The Greek foreign minister said during a meeting of his counterparts from across the European Union member states that the bloc needs to prioritise evacuating EU nationals from Afghanistan.
Mr Dendias added that the EU must protect its external border, of which Greece forms a part, and avoid a new humanitarian crisis, newspaper Proto Thema reports.
He added that the EU needed a unified and coordinated approach to migration and that member states must make it clear to countries like Turkey that they would not let them instrumentalise the issue.
Dendias is not the first Greek minister recently to highlight concerns of a new migrant crisis following the Taliban takeover of Afghanistan.
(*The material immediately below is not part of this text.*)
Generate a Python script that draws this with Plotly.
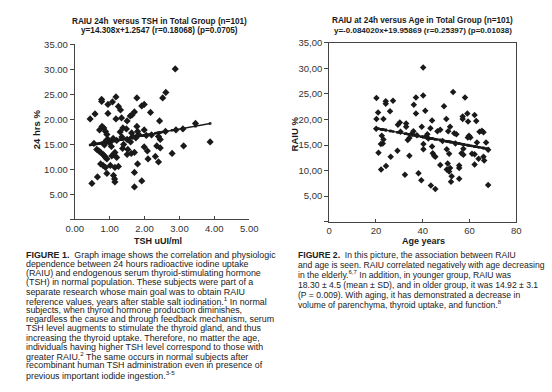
import plotly.graph_objects as go

# ---------------- data ----------------
tsh = [2.88, 0.44, 0.58, 0.77, 0.77, 0.95, 1.08, 1.18, 1.25, 1.31, 0.95, 1.18, 1.34, 1.50, 1.59,
       1.64, 1.71, 1.78, 1.92, 1.99, 2.17, 2.43, 2.52, 2.61, 3.46,
       0.71, 0.78, 0.83, 0.88, 0.92, 0.95, 1.38, 1.48, 1.63, 1.66, 1.78, 1.80, 1.83, 1.99, 2.40, 2.45,
       0.63, 0.69, 0.74, 0.81, 0.85, 0.88, 0.92, 1.06, 1.11, 1.15, 1.20, 1.37, 1.52, 1.50, 1.62, 1.71,
       1.99, 2.08, 2.35, 2.45, 2.10, 2.31, 2.40, 2.79, 3.12,
       0.74, 0.81, 0.88, 0.92, 1.02, 1.15, 1.25, 1.11, 1.14, 1.15, 0.65, 0.49, 1.71, 1.80, 1.92, 1.71,
       3.88, 2.60, 2.90, 3.10,
       0.55, 0.90, 1.00, 1.10, 1.20, 1.35, 1.50, 1.60, 1.75, 2.05, 2.20, 0.85, 1.05, 1.40, 1.30]
raiu_tsh = [30.1, 20.1, 21.1, 24.0, 23.6, 23.0, 23.5, 24.5, 22.6, 21.9, 21.2, 20.1, 20.3, 19.7, 20.7,
            20.9, 21.5, 24.3, 22.7, 23.0, 21.4, 19.7, 24.3, 25.4, 19.2,
            17.9, 18.6, 18.3, 17.6, 17.0, 16.0, 18.3, 18.1, 17.3, 16.6, 18.6, 17.6, 17.0, 17.9, 16.6, 16.0,
            14.0, 13.7, 13.4, 13.0, 12.7, 12.4, 12.1, 12.7, 13.0, 13.4, 12.4, 14.2, 14.0, 13.0, 13.2, 13.4,
            14.5, 13.7, 14.7, 14.3, 12.1, 12.6, 11.5, 13.2, 14.7,
            11.1, 10.8, 10.4, 9.2, 10.8, 10.4, 10.6, 8.8, 8.1, 7.5, 8.5, 7.2, 9.4, 11.1, 7.7, 6.5,
            15.5, 17.6, 17.9, 18.1,
            15.2, 15.8, 15.3, 16.2, 15.8, 16.5, 16.0, 15.5, 16.3, 16.8, 16.9, 14.9, 14.6, 15.0, 17.5]

age = [20.2, 20.9, 20.2, 23.2, 24.2, 24.2, 26.0, 27.3, 30.2, 32.9, 36.2, 37.1, 37.1, 40.2, 40.2,
       41.1, 44.0, 49.1, 50.1, 53.0, 57.1, 57.1, 58.1, 59.1, 59.4, 62.2, 62.9,
       59.8, 60.4, 59.3, 64.3, 65.3, 66.0, 63.2, 67.1, 57.4, 56.6, 57.4, 61.1, 62.2, 63.9, 66.0, 66.3,
       62.2, 68.0, 68.0, 53.5,
       20.1, 22.5, 23.2, 22.9, 22.1, 21.1, 22.2, 24.3, 26.3, 29.2, 32.4, 33.6, 34.3, 34.3, 35.4, 36.0,
       38.2, 39.4, 40.3, 40.3, 42.4, 42.0, 43.5, 44.0, 44.3, 44.9, 45.4, 45.4, 46.3, 47.5, 50.3, 51.3,
       50.7, 51.7, 50.3, 51.3, 52.4, 52.1, 55.6, 55.6, 55.6, 54.4, 50.9, 51.7, 47.5, 43.3, 39.6, 32.9,
       29.4,
       30.5, 37.5, 41.5, 48.5, 54.0]
raiu_age = [24.2, 21.4, 20.1, 20.1, 23.6, 23.1, 21.6, 23.7, 19.4, 19.2, 22.9, 24.3, 21.2, 30.2, 24.7,
            21.7, 19.8, 22.6, 20.1, 25.4, 20.6, 20.1, 24.3, 21.2, 19.6, 20.9, 19.7,
            16.8, 16.5, 16.5, 17.6, 17.8, 17.5, 15.5, 15.5, 14.3, 13.4, 13.1, 13.3, 13.2, 12.3, 12.7, 12.0,
            11.2, 7.2, 14.1, 17.3,
            18.2, 16.8, 16.1, 15.3, 15.2, 13.5, 10.2, 10.9, 12.7, 13.9, 9.2, 16.0, 16.4, 12.9, 17.2, 17.7,
            9.5, 8.1, 15.2, 14.2, 16.3, 17.1, 7.1, 14.7, 13.4, 12.9, 12.7, 6.4, 17.7, 11.1, 14.2, 13.3,
            11.4, 10.5, 10.2, 9.8, 8.9, 7.8, 11.0, 10.5, 8.4, 17.1, 17.7, 18.6, 18.0, 18.3, 18.6, 18.6,
            19.0,
            17.6, 16.9, 16.7, 15.8, 15.3]

fit1_intercept, fit1_slope = 14.308, 1.2547
fit2_intercept, fit2_slope = 19.95869, -0.084020

y_ticks = [0, 5, 10, 15, 20, 25, 30, 35]
y_ticktext1 = ["", "5.00", "10.00", "15.00", "20.00", "25.00", "30.00", "35.00"]
y_ticktext2 = ["", "5,00", "10,00", "15,00", "20,00", "25,00", "30,00", "35,00"]
x1_ticks = [0, 1, 2, 3, 4, 5]
x1_ticktext = ["0.00", "1.00", "2.00", "3.00", "4.00", "5.00"]
x2_ticks = [0, 20, 40, 60, 80]
x2_ticktext = ["0", "20", "40", "60", "80"]

title1 = ["RAIU 24h  versus TSH in Total Group (n=101)", "y=14.308x+1.2547 (r=0.18068) (p=0.0705)"]
title2 = ["RAIU at 24h versus Age in Total Group (n=101)", "y=-0.084020x+19.95869 (r=0.25397) (p=0.01038)"]

caption1 = [
    "<b>FIGURE 1.</b>  Graph image shows the correlation and physiologic",
    "dependence between 24 hours radioactive iodine uptake",
    "(RAIU) and endogenous serum thyroid-stimulating hormone",
    "(TSH) in normal population. These subjects were part of a",
    "separate research whose main goal was to obtain RAIU",
    "reference values, years after stable salt iodination.<sup>1</sup> In normal",
    "subjects, when thyroid hormone production diminishes,",
    "regardless the cause and through feedback mechanism, serum",
    "TSH level augments to stimulate the thyroid gland, and thus",
    "increasing the thyroid uptake. Therefore, no matter the age,",
    "individuals having higher TSH level correspond to those with",
    "greater RAIU.<sup>2</sup> The same occurs in normal subjects after",
    "recombinant human TSH administration even in presence of",
    "previous important iodide ingestion.<sup>3-5</sup>",
]
caption2 = [
    "<b>FIGURE 2.</b>  In this picture, the association between RAIU",
    "and age is seen. RAIU correlated negatively with age decreasing",
    "in the elderly.<sup>6,7</sup> In addition, in younger group, RAIU was",
    "18.30 ± 4.5 (mean ± SD), and in older group, it was 14.92 ± 3.1",
    "(P = 0.009). With aging, it has demonstrated a decrease in",
    "volume of parenchyma, thyroid uptake, and function.<sup>8</sup>",
]

# ---------------- figure ----------------
W, H = 552, 392
FONT = "Liberation Sans"
INK = "#1a1a1a"

fig = go.Figure()

fig.add_trace(go.Scatter(x=tsh, y=raiu_tsh, mode="markers", xaxis="x", yaxis="y",
                         marker=dict(symbol="diamond", size=5.5, color=INK)))
s1 = sorted(tsh)
fig.add_trace(go.Scatter(x=s1, y=[fit1_intercept + fit1_slope * v for v in s1], mode="lines+markers",
                         xaxis="x", yaxis="y", line=dict(color=INK, width=1.3),
                         marker=dict(symbol="square", size=2.5, color=INK)))

fig.add_trace(go.Scatter(x=age, y=raiu_age, mode="markers", xaxis="x2", yaxis="y2",
                         marker=dict(symbol="diamond", size=5, color=INK)))
s2 = sorted(age)
fig.add_trace(go.Scatter(x=s2, y=[fit2_intercept + fit2_slope * v for v in s2], mode="lines+markers",
                         xaxis="x2", yaxis="y2", line=dict(color=INK, width=1.3),
                         marker=dict(symbol="square", size=2.5, color=INK)))

axis_common = dict(showgrid=False, zeroline=False, showline=True, linecolor="#444", linewidth=1,
                   tickcolor="#444", tickwidth=1,
                   tickfont=dict(family=FONT, size=9.5, color="#333"))

fig.update_layout(
    width=W, height=H, margin=dict(l=0, r=0, t=0, b=0),
    paper_bgcolor="white", plot_bgcolor="white", showlegend=False,
    xaxis=dict(domain=[68 / W, 248.3 / W], range=[0, 5], tickvals=x1_ticks, ticktext=x1_ticktext,
               ticks="inside", ticklen=3, anchor="y", **axis_common),
    yaxis=dict(domain=[1 - 216.7 / H, 1 - 39 / H], range=[0, 35], tickvals=y_ticks, ticktext=y_ticktext1,
               ticks="outside", ticklen=4, anchor="x", **axis_common),
    xaxis2=dict(domain=[331 / W, 524.3 / W], range=[0, 80], tickvals=x2_ticks, ticktext=x2_ticktext,
                ticks="inside", ticklen=3, anchor="y2", mirror=True, **axis_common),
    yaxis2=dict(domain=[1 - 219 / H, 1 - 37.5 / H], range=[0, 35], tickvals=y_ticks, ticktext=y_ticktext2,
                ticks="outside", ticklen=4, anchor="x2", mirror=True, **axis_common),
)

ann = []
def txt(text, px, py, size, xanchor="center", bold=False, angle=0, color=INK):
    ann.append(dict(text=("<b>%s</b>" % text) if bold else text, x=px / W, y=1 - py / H,
                    xref="paper", yref="paper", xanchor=xanchor, yanchor="middle", showarrow=False,
                    textangle=angle, font=dict(family=FONT, size=size, color=color)))

txt(title1[0], 155.5, 15.5, 8.2, bold=True)
txt(title1[1], 155.5, 25.0, 8.2, bold=True)
txt(title2[0], 427.5, 15.0, 8.2, bold=True)
txt(title2[1], 427.5, 24.5, 8.0, bold=True)
txt("24 hrs %", 28, 125, 9.5, bold=True, angle=-90)
txt("RAIU %", 295, 130, 9.5, bold=True, angle=-90)
txt("TSH uUI/ml", 154.5, 239, 9, bold=True)
txt("Age years", 428.5, 239, 9, bold=True)

for i, line in enumerate(caption1):
    txt(line, 16, 252.7 + i * 9.35, 8.9, xanchor="left", color="#222")
for i, line in enumerate(caption2):
    txt(line, 297, 252.7 + i * 10.1, 8.6, xanchor="left", color="#222")

fig.update_layout(annotations=ann)
fig.write_html("out.html", config={"displayModeBar": False},
               post_script="document.body.style.margin='0';document.body.style.padding='0';"
                           "document.documentElement.style.overflow='hidden';")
Greek Migration Minister Notis Mitarakis stated this week that there cannot be a repeat of the 2015 migrant crisis that saw over a million migrants arrive in Greece between June 2015 and April 2016.
“We are clearly saying that we will not and cannot be the gateway of Europe for the refugees and migrants who could try to come to the European Union,” Mitarakis said and added: “We cannot have millions of people leaving Afghanistan and coming to the European Union… and certainly not through Greece.”
On Monday, French President Emmanuel Macron also expressed concern about a possible wave of migrants following the fall of Kabul to the Taliban, calling for a European initiative to protect “against significant irregular migratory flows”.